Traditional owners are concerned about the exit strategy of the Indigenous Land Corporation (ILC) as it looks to hand over a cattle station in the Northern Territory.
The ILC gave notification in May that it would not renew its lease on Hodgson Downs Station, 270 kilometres south west of Katherine, with the intention of handing back the assets to traditional owners or over to a third party in December.
However the Northern Land Council (NLC) has raised concerns on behalf of traditional owners about the ILC’s actions, following accusations by Indigenous leaders and local cattlemen in Cape York that the ILC was de-stocking some of its properties — a claim the ILC has vigorously denied.
NLC CEO Joe Morrison said traditional owners feared the ILC would leave them little capacity to run Hodgson Downs at the end of the lease.
“There is a lot of concern about the ILC departing quickly, also in terms of what is happening in north Queensland where there has been de-stocking on some [ILC] stations and handing back to traditional owners,” Mr Morrison said.
“I understand there is probably a business case for the ILC [to sell off cattle], but the ILC and the Indigenous Land Fund were established to assist in the purchase and operation of Aboriginal ventures, and this is one of those important ones.
“So we want to make sure the ILC not only keeps with its obligations but there is an opportunity for Aboriginal people to participate in the pastoral industry.”
ILC executive director of agribusiness Craig North moved to reassure traditional owners that there were “certainly no plans to sell off the cattle and to leave the property bare”.
“The plans are to continue with our mustering,” he said.

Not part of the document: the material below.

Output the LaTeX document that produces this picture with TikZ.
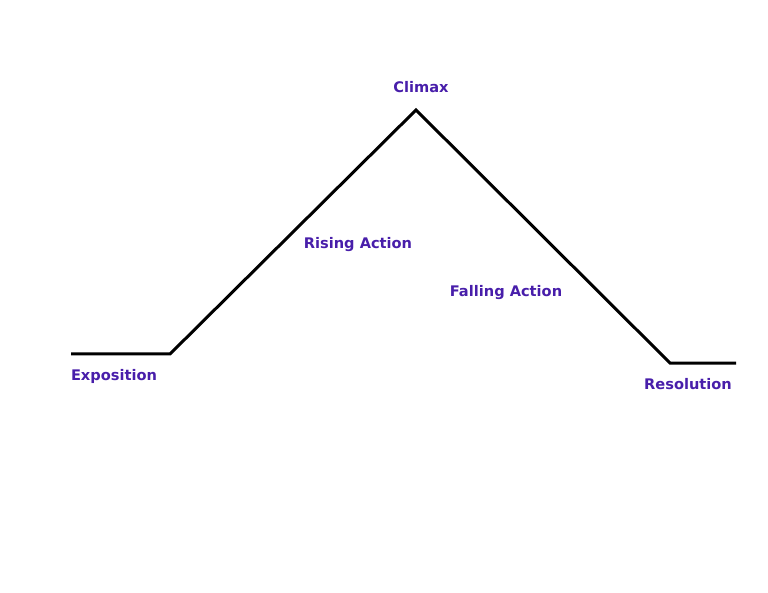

“There is some work to tidy up the herd and maybe sell off some of the less productive breeders in the stock, so it can be offered as part of the sale to a new lessee.”
ILC changing its agribusiness model
Mr North said the ILC’s decision to not renew the Hodgson Downs pastoral lease and its lease over three cattle properties in Far North Queensland was part of a restructure of the corporation’s agribusiness focus.
“A part of that new model we are looking to roll out is about shifting the balance from us being an owner-operator to us moving into roles where we can facilitate new commercial arrangements between other Indigenous agribusiness and investors,” he said.
“The ILC would look at a role, depending on what type of operator [Hodgson Downs] would get, in supporting capability; that might be around business support or capability to enable that new arrangement to be put in place.”
Despite the NLC being notified seven months in advance that the ILC would not be renewing its lease, Mr Morrison said traditional owners needed more time for a handover.
“We hope there is some arrangement that will gradually build capacity through joint venture arrangements with a good ethical partner to work with traditional owners so they can operate that business over a period of time.”
Mr North said the ILC would look to support the handover to traditional owners or a new third party lessee.
“If time gets pushed towards the end of the expressions of interest period then we will be in discussions with traditional owners about what might happen in that instance,” he said.